Wednesday, September 29, 2004

MARY STEVENS, M.D. (1933)

Some sources describe this pre-Code soap opera as being about a woman's struggle to become a doctor, but that's all over with by the beginning of the film. Kay Francis is the title doctor, who graduates with good friend Lyle Talbot; they go into practice together, but his drinking gets the better of him and after she saves his ass by operating for him when he's smashed, they go their separate ways (even though she's in love with him). Talbot marries a woman whose father is politically powerful and he gets tangled up in some shady affairs. Francis sets up a successful pediatric practice with Glenda Farrell (whose character's name is Glenda Carroll--an inside joke?). Francis and Talbot meet up again (she's on vacation, he's running from a potential scandal), become lovers, and Francis bears a child out of wedlock. Her child soon dies from an infantile paralysis epidemic on board a ship and she considers suicide--can Talbot or Farrell bring her back to her senses?
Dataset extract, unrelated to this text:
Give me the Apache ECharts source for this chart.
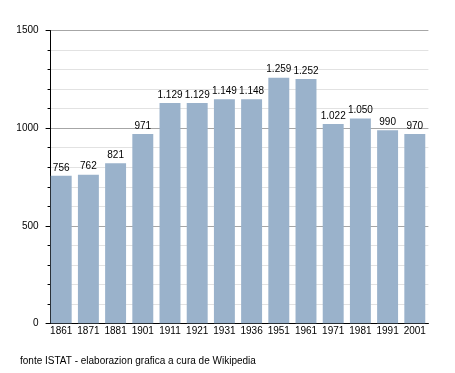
<!DOCTYPE html>
<html>
<head>
<meta charset="utf-8">
<script src="https://cdn.jsdelivr.net/npm/echarts@6/dist/echarts.min.js"></script>
<style>
  html, body { margin: 0; padding: 0; background: #fff; }
  #chart { width: 455px; height: 373px; }
</style>
</head>
<body>
<div id="chart"></div>
<script>
const categories = ['1861', '1871', '1881', '1901', '1911', '1921', '1931', '1936', '1951', '1961', '1971', '1981', '1991', '2001'];
const population = [756, 762, 821, 971, 1129, 1129, 1149, 1148, 1259, 1252, 1022, 1050, 990, 970];
const yMin = 0;
const yMax = 1500;
const yStep = 500;
const footer = 'fonte ISTAT - elaborazion grafica a cura de Wikipedia';

const FONT = '"Liberation Sans", Arial, sans-serif';

function fmtThousands(v) {
  return String(v).replace(/\B(?=(\d{3})+(?!\d))/g, '.');
}

const chart = echarts.init(document.getElementById('chart'), null, { renderer: 'canvas' });
chart.setOption({
  animation: false,
  backgroundColor: '#ffffff',
  textStyle: { fontFamily: FONT },
  title: {
    text: footer,
    left: 20,
    top: 356,
    padding: 0,
    textStyle: { fontFamily: FONT, fontSize: 10, fontWeight: 'normal', color: '#000' }
  },
  grid: { left: 47.6, right: 26.6, top: 30.7, bottom: 49.7, containLabel: false },
  xAxis: {
    type: 'category',
    data: categories,
    axisLine: { show: true, lineStyle: { color: '#000', width: 1 } },
    axisTick: { show: false },
    axisLabel: { interval: 0, margin: 3, fontSize: 10, color: '#000', fontFamily: FONT },
    splitLine: { show: false }
  },
  yAxis: {
    type: 'value',
    min: yMin,
    max: yMax,
    interval: yStep,
    offset: -3,
    axisLine: { show: true, lineStyle: { color: '#000', width: 1 } },
    axisTick: { show: true, inside: false, length: 5, lineStyle: { color: '#000' } },
    minorTick: { show: true, splitNumber: 5, length: 3, lineStyle: { color: '#000' } },
    axisLabel: { margin: 12, fontSize: 10, color: '#000', fontFamily: FONT, formatter: v => String(v) },
    splitLine: { show: true, lineStyle: { color: '#a6a6a6', width: 1 } },
    minorSplitLine: { show: true, lineStyle: { color: '#e2e2e2', width: 1 } }
  },
  series: [{
    type: 'bar',
    data: population,
    barCategoryGap: '23%',
    itemStyle: { color: '#9ab2cb' },
    label: {
      show: true,
      position: 'top',
      distance: 3,
      fontSize: 10,
      color: '#000',
      fontFamily: FONT,
      formatter: p => fmtThousands(p.value)
    }
  }]
});
</script>
</body>
</html>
The most interesting thing here is the matter-of-factness with which Francis tells Farrell that she's going ahead and having her baby. It's seen as a positive thing, but a year later, under the Code crackdown, this spin would not have been possible. Una O'Connor is a shipboard mother; Thelma Todd is Talbot's wife. Sidney Miller has a small role as a Jewish teenager whose depression over the state of the world is played for laughs, as Woody Allen would do years later in ANNIE HALL. Francis gets a Bride of Frankenstein streak of white in her hair after her baby's death. She and Talbot are fine, but it's the subject matter that kept me watching. [TCM].